Recently I created a CSS reset library. Though there are more established solutions, this library was opinionated to my own preferences. With minor differences in the styling being applied.

A discussion emerged on reddit on the actual value a CSS reset. I favor including it, but at different scales.

The What and Why

If you open your browser’s dev-tools and look at the styles applied to a random element, you my notice rules marked as user agent stylesheet. Browsers apply these styles for the sake of legibility. Ensuring that even if no CSS is used, the page is still readable. Unfortunately, they are not consistent across browsers.

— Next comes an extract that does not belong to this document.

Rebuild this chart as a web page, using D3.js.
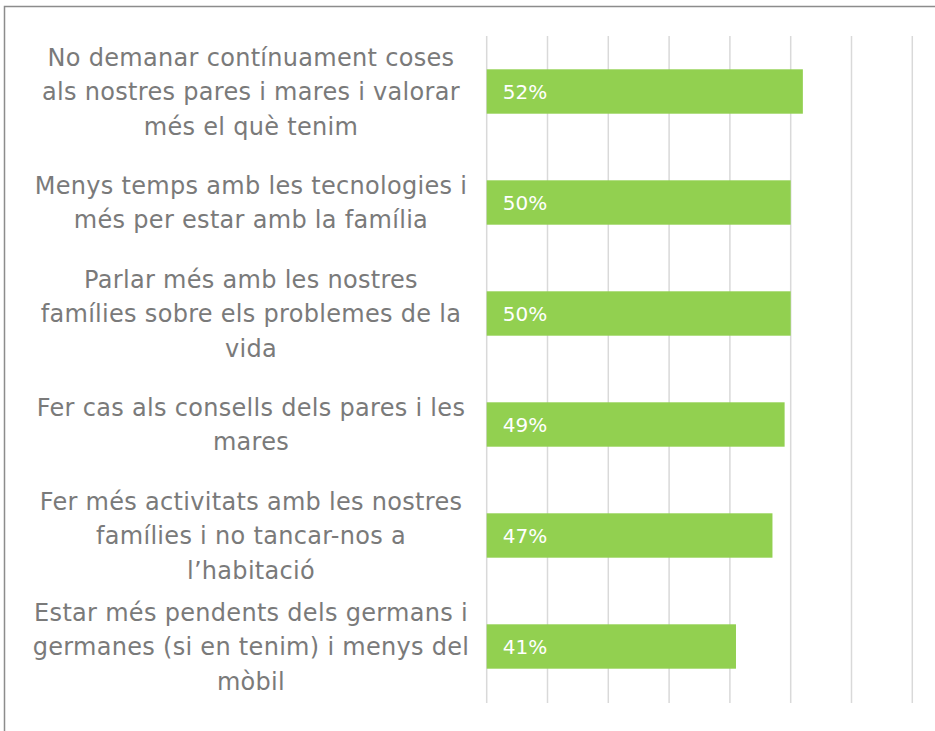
<!DOCTYPE html>
<html><head><meta charset="utf-8">
<script src="https://cdn.jsdelivr.net/npm/d3@7"></script>
<style>html,body{margin:0;padding:0;background:#fff;overflow:hidden}</style>
</head><body>
<svg id="c" width="935" height="731"></svg>
<script>
const categories = [
  ["No demanar contínuament coses", "als nostres pares i mares i valorar", "més el què tenim"],
  ["Menys temps amb les tecnologies i", "més per estar amb la família"],
  ["Parlar més amb les nostres", "famílies sobre els problemes de la", "vida"],
  ["Fer cas als consells dels pares i les", "mares"],
  ["Fer més activitats amb les nostres", "famílies i no tancar-nos a", "l’habitació"],
  ["Estar més pendents dels germans i", "germanes (si en tenim) i menys del", "mòbil"]
];
const values = [52, 50, 50, 49, 47, 41];
const gridTicks = [0, 10, 20, 30, 40, 50, 60, 70];

const svg = d3.select("#c");
svg.append("rect").attr("x",4.5).attr("y",6.5).attr("width",960).attr("height",760)
  .attr("fill","none").attr("stroke","#8c8c8c").attr("stroke-width",1.5);

const x = d3.scaleLinear().domain([0,70]).range([486.7, 912.3]);
const y = d3.scaleBand().domain(d3.range(categories.length)).range([36, 702]).paddingInner(0.6).paddingOuter(0.3);

svg.append("g").selectAll("line").data(gridTicks).join("line")
  .attr("x1",d=>x(d)).attr("x2",d=>x(d)).attr("y1",36).attr("y2",703)
  .attr("stroke","#d9d9d9").attr("stroke-width",1.5);

svg.append("g").selectAll("rect").data(values).join("rect")
  .attr("x",x(0)).attr("y",(d,i)=>y(i)).attr("width",d=>x(d)-x(0)).attr("height",y.bandwidth())
  .attr("fill","#92d050");

svg.append("g").selectAll("text").data(values).join("text")
  .attr("x",x(0)+16).attr("y",(d,i)=>y(i)+y.bandwidth()/2)
  .attr("dy","0.36em").attr("fill","#fff")
  .style("font-family","'DejaVu Sans', sans-serif").style("font-size","20px")
  .text(d=>d+"%");

const lh = 34.5;
const lg = svg.append("g");
categories.forEach((lines,i)=>{
  const cy = y(i)+y.bandwidth()/2;
  const t = lg.append("text").attr("text-anchor","middle")
    .attr("fill","#7a7a7a").style("font-family","'DejaVu Sans', sans-serif").style("font-size","24px")
    .style("letter-spacing","0.3px");
  lines.forEach((l,j)=>{
    t.append("tspan").attr("x",251).attr("y", cy + (j-(lines.length-1)/2)*lh).attr("dy","0.36em").text(l);
  });
});
</script>
</body></html>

That’s where a CSS reset comes in. It’s a set of CSS rules that apply styling to HTML elements with the purpose of providing a consistent baseline. It overrides the browsers base styles with defaults specified by the reset, thus preventing cross-browser differences as much as possible.

Arguments Against

Some developers consider adding a reset to a project as a foundational step. Popular CSS frameworks such as Bootstrap even include a reset.

Others however criticize it for introducing unneeded bloat. Adding a bunch of rules that will be overwritten anyway. It’s understandable that you would want minimize the amount of CSS sent. If you feel this way, I recommend looking for tools and libraries in the ecosystem to help you cleanup your CSS as part of the build process. I have found Purify CSS to be useful in removing unused CSS from my projects.

The other argument against a reset is that some of the rules being applied can be to harsh. Even being considered harmful. if this is your argument, why not create your own reset? Apply your own thoughts on what a reset should contain and share it with others.

My Opinion

I tend to include a reset in projects for my own peace of mind. However, the size of this reset often differs relative to the scope of the project and the intended users. For a small project, a simple reset does the trick:

* {
 box-sizing: border-box;
 padding: 0;
 margin: 0;

A lot of developers prefer this minimalist approach. As a project grows however, with more users using it on different browsers (check your analytics), I include a more comprehensive reset in the project.


In the end, it’s about your choice as a developer on whether including a reset into your project will be beneficial to your development efforts as well as the experience of users.